• _Lines of data_
<<<<

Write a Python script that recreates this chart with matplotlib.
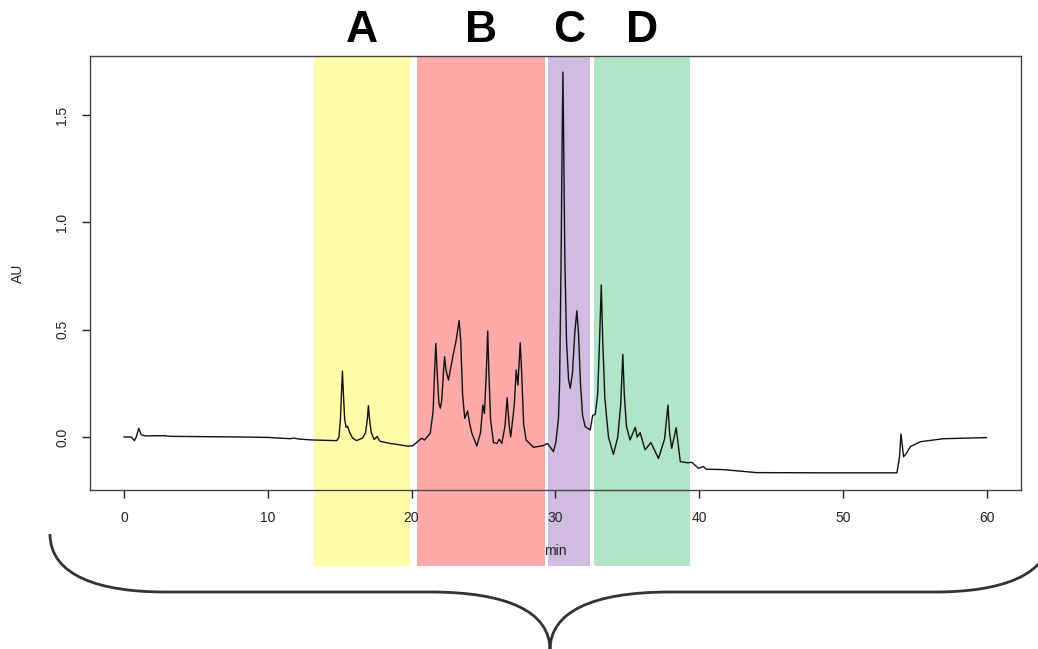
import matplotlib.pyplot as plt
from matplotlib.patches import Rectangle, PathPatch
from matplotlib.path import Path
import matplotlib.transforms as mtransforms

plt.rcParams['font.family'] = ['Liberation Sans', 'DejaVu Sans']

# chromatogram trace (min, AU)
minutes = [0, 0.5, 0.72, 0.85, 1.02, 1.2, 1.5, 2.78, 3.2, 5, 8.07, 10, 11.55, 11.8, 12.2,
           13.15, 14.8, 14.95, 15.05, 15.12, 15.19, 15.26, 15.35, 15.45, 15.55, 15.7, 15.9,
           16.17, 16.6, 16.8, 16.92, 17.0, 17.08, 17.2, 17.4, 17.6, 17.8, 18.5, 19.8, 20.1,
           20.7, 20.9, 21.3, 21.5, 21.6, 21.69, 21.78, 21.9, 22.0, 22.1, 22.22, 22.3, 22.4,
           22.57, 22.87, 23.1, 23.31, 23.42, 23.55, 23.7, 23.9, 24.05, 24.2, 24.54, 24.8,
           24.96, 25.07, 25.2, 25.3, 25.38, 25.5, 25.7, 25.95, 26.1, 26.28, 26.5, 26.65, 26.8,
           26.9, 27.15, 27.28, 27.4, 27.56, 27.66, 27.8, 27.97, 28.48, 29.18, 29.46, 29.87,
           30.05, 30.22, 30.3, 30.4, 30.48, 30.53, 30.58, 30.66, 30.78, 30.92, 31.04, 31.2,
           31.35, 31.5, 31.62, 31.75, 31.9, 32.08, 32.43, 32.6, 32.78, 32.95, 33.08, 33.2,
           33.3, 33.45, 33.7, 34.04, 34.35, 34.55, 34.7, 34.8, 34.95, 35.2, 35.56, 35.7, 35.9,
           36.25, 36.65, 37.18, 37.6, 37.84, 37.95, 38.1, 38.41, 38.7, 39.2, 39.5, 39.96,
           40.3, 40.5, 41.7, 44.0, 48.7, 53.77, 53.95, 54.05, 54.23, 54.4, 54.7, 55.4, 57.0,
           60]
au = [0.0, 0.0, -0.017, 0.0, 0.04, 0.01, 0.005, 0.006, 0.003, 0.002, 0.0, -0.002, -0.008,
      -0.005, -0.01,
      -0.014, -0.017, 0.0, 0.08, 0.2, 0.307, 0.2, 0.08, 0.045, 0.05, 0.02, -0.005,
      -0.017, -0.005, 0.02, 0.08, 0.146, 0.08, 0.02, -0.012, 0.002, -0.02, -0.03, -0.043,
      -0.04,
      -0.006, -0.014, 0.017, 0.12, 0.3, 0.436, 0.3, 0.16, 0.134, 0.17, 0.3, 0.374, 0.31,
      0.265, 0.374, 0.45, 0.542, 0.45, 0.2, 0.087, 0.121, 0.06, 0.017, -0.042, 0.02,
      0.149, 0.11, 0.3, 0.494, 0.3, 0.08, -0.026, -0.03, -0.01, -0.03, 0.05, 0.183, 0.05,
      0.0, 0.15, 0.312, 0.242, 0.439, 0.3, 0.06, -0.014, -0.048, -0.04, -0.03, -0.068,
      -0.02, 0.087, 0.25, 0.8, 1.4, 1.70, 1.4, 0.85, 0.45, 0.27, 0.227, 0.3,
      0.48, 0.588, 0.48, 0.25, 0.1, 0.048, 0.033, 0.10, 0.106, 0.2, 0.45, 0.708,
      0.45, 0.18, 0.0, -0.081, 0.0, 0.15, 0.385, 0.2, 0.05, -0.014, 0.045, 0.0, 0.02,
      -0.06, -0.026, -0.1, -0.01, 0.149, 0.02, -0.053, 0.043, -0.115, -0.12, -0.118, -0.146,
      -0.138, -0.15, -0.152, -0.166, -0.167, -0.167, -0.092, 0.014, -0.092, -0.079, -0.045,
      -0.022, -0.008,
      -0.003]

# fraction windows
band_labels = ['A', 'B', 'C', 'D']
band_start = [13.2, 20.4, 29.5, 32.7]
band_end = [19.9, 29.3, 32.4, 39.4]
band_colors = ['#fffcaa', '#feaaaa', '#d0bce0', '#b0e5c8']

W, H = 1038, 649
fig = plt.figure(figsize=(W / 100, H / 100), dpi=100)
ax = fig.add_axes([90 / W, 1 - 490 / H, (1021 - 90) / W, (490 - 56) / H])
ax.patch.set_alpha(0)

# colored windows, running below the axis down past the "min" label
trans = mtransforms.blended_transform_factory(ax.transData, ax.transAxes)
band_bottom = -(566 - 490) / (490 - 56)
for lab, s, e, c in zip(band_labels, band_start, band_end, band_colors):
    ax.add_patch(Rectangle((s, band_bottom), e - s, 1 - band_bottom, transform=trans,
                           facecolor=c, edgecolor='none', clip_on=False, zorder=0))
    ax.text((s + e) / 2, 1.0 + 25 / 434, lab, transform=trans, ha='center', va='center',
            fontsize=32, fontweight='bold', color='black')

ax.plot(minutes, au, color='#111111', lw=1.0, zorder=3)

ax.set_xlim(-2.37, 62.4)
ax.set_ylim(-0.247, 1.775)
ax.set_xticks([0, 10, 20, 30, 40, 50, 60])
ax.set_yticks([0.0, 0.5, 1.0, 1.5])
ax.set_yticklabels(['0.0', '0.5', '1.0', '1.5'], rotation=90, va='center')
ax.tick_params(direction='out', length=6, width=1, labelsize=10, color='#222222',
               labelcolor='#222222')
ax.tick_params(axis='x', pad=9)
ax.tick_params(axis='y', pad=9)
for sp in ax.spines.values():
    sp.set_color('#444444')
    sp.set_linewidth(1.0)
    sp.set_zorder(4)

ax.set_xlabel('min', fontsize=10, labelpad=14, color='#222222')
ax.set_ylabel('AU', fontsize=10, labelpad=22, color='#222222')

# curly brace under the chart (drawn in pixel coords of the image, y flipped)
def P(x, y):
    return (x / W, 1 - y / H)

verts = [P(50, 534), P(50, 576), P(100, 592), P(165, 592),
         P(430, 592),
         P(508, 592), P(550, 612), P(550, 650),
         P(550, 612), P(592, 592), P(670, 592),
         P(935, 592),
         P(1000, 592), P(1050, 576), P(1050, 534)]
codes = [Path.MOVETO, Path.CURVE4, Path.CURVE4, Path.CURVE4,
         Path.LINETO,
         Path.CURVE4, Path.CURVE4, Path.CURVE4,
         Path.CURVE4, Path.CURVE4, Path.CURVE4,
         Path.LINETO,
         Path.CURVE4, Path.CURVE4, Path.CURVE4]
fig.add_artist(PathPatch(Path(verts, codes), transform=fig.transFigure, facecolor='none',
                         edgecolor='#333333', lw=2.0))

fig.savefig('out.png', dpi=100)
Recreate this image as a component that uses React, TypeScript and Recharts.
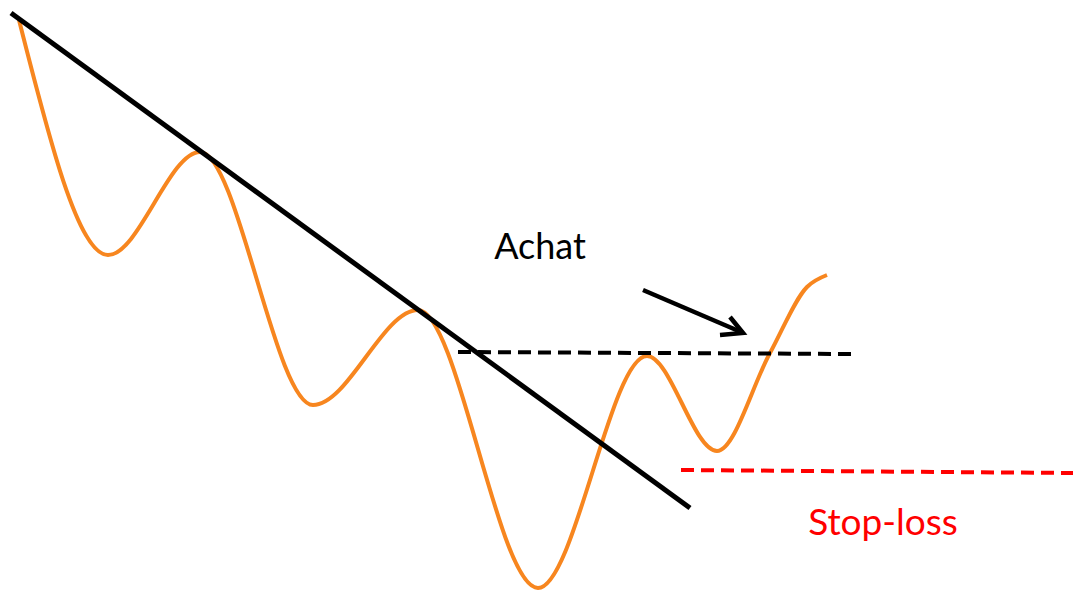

>>>>

• _Request_
Reproduce the data above in full, exactly as it is, with the pictures left out.

• _Answer in full_
Write a Python script that recreates this chart with matplotlib.
import matplotlib.pyplot as plt
from matplotlib.patches import Rectangle, PathPatch
from matplotlib.path import Path
import matplotlib.transforms as mtransforms

plt.rcParams['font.family'] = ['Liberation Sans', 'DejaVu Sans']

# chromatogram trace (min, AU)
minutes = [0, 0.5, 0.72, 0.85, 1.02, 1.2, 1.5, 2.78, 3.2, 5, 8.07, 10, 11.55, 11.8, 12.2,
           13.15, 14.8, 14.95, 15.05, 15.12, 15.19, 15.26, 15.35, 15.45, 15.55, 15.7, 15.9,
           16.17, 16.6, 16.8, 16.92, 17.0, 17.08, 17.2, 17.4, 17.6, 17.8, 18.5, 19.8, 20.1,
           20.7, 20.9, 21.3, 21.5, 21.6, 21.69, 21.78, 21.9, 22.0, 22.1, 22.22, 22.3, 22.4,
           22.57, 22.87, 23.1, 23.31, 23.42, 23.55, 23.7, 23.9, 24.05, 24.2, 24.54, 24.8,
           24.96, 25.07, 25.2, 25.3, 25.38, 25.5, 25.7, 25.95, 26.1, 26.28, 26.5, 26.65, 26.8,
           26.9, 27.15, 27.28, 27.4, 27.56, 27.66, 27.8, 27.97, 28.48, 29.18, 29.46, 29.87,
           30.05, 30.22, 30.3, 30.4, 30.48, 30.53, 30.58, 30.66, 30.78, 30.92, 31.04, 31.2,
           31.35, 31.5, 31.62, 31.75, 31.9, 32.08, 32.43, 32.6, 32.78, 32.95, 33.08, 33.2,
           33.3, 33.45, 33.7, 34.04, 34.35, 34.55, 34.7, 34.8, 34.95, 35.2, 35.56, 35.7, 35.9,
           36.25, 36.65, 37.18, 37.6, 37.84, 37.95, 38.1, 38.41, 38.7, 39.2, 39.5, 39.96,
           40.3, 40.5, 41.7, 44.0, 48.7, 53.77, 53.95, 54.05, 54.23, 54.4, 54.7, 55.4, 57.0,
           60]
au = [0.0, 0.0, -0.017, 0.0, 0.04, 0.01, 0.005, 0.006, 0.003, 0.002, 0.0, -0.002, -0.008,
      -0.005, -0.01,
      -0.014, -0.017, 0.0, 0.08, 0.2, 0.307, 0.2, 0.08, 0.045, 0.05, 0.02, -0.005,
      -0.017, -0.005, 0.02, 0.08, 0.146, 0.08, 0.02, -0.012, 0.002, -0.02, -0.03, -0.043,
      -0.04,
      -0.006, -0.014, 0.017, 0.12, 0.3, 0.436, 0.3, 0.16, 0.134, 0.17, 0.3, 0.374, 0.31,
      0.265, 0.374, 0.45, 0.542, 0.45, 0.2, 0.087, 0.121, 0.06, 0.017, -0.042, 0.02,
      0.149, 0.11, 0.3, 0.494, 0.3, 0.08, -0.026, -0.03, -0.01, -0.03, 0.05, 0.183, 0.05,
      0.0, 0.15, 0.312, 0.242, 0.439, 0.3, 0.06, -0.014, -0.048, -0.04, -0.03, -0.068,
      -0.02, 0.087, 0.25, 0.8, 1.4, 1.70, 1.4, 0.85, 0.45, 0.27, 0.227, 0.3,
      0.48, 0.588, 0.48, 0.25, 0.1, 0.048, 0.033, 0.10, 0.106, 0.2, 0.45, 0.708,
      0.45, 0.18, 0.0, -0.081, 0.0, 0.15, 0.385, 0.2, 0.05, -0.014, 0.045, 0.0, 0.02,
      -0.06, -0.026, -0.1, -0.01, 0.149, 0.02, -0.053, 0.043, -0.115, -0.12, -0.118, -0.146,
      -0.138, -0.15, -0.152, -0.166, -0.167, -0.167, -0.092, 0.014, -0.092, -0.079, -0.045,
      -0.022, -0.008,
      -0.003]

# fraction windows
band_labels = ['A', 'B', 'C', 'D']
band_start = [13.2, 20.4, 29.5, 32.7]
band_end = [19.9, 29.3, 32.4, 39.4]
band_colors = ['#fffcaa', '#feaaaa', '#d0bce0', '#b0e5c8']

W, H = 1038, 649
fig = plt.figure(figsize=(W / 100, H / 100), dpi=100)
ax = fig.add_axes([90 / W, 1 - 490 / H, (1021 - 90) / W, (490 - 56) / H])
ax.patch.set_alpha(0)

# colored windows, running below the axis down past the "min" label
trans = mtransforms.blended_transform_factory(ax.transData, ax.transAxes)
band_bottom = -(566 - 490) / (490 - 56)
for lab, s, e, c in zip(band_labels, band_start, band_end, band_colors):
    ax.add_patch(Rectangle((s, band_bottom), e - s, 1 - band_bottom, transform=trans,
                           facecolor=c, edgecolor='none', clip_on=False, zorder=0))
    ax.text((s + e) / 2, 1.0 + 25 / 434, lab, transform=trans, ha='center', va='center',
            fontsize=32, fontweight='bold', color='black')

ax.plot(minutes, au, color='#111111', lw=1.0, zorder=3)

ax.set_xlim(-2.37, 62.4)
ax.set_ylim(-0.247, 1.775)
ax.set_xticks([0, 10, 20, 30, 40, 50, 60])
ax.set_yticks([0.0, 0.5, 1.0, 1.5])
ax.set_yticklabels(['0.0', '0.5', '1.0', '1.5'], rotation=90, va='center')
ax.tick_params(direction='out', length=6, width=1, labelsize=10, color='#222222',
               labelcolor='#222222')
ax.tick_params(axis='x', pad=9)
ax.tick_params(axis='y', pad=9)
for sp in ax.spines.values():
    sp.set_color('#444444')
    sp.set_linewidth(1.0)
    sp.set_zorder(4)

ax.set_xlabel('min', fontsize=10, labelpad=14, color='#222222')
ax.set_ylabel('AU', fontsize=10, labelpad=22, color='#222222')

# curly brace under the chart (drawn in pixel coords of the image, y flipped)
def P(x, y):
    return (x / W, 1 - y / H)

verts = [P(50, 534), P(50, 576), P(100, 592), P(165, 592),
         P(430, 592),
         P(508, 592), P(550, 612), P(550, 650),
         P(550, 612), P(592, 592), P(670, 592),
         P(935, 592),
         P(1000, 592), P(1050, 576), P(1050, 534)]
codes = [Path.MOVETO, Path.CURVE4, Path.CURVE4, Path.CURVE4,
         Path.LINETO,
         Path.CURVE4, Path.CURVE4, Path.CURVE4,
         Path.CURVE4, Path.CURVE4, Path.CURVE4,
         Path.LINETO,
         Path.CURVE4, Path.CURVE4, Path.CURVE4]
fig.add_artist(PathPatch(Path(verts, codes), transform=fig.transFigure, facecolor='none',
                         edgecolor='#333333', lw=2.0))

fig.savefig('out.png', dpi=100)
Recreate this image as a component that uses React, TypeScript and Recharts.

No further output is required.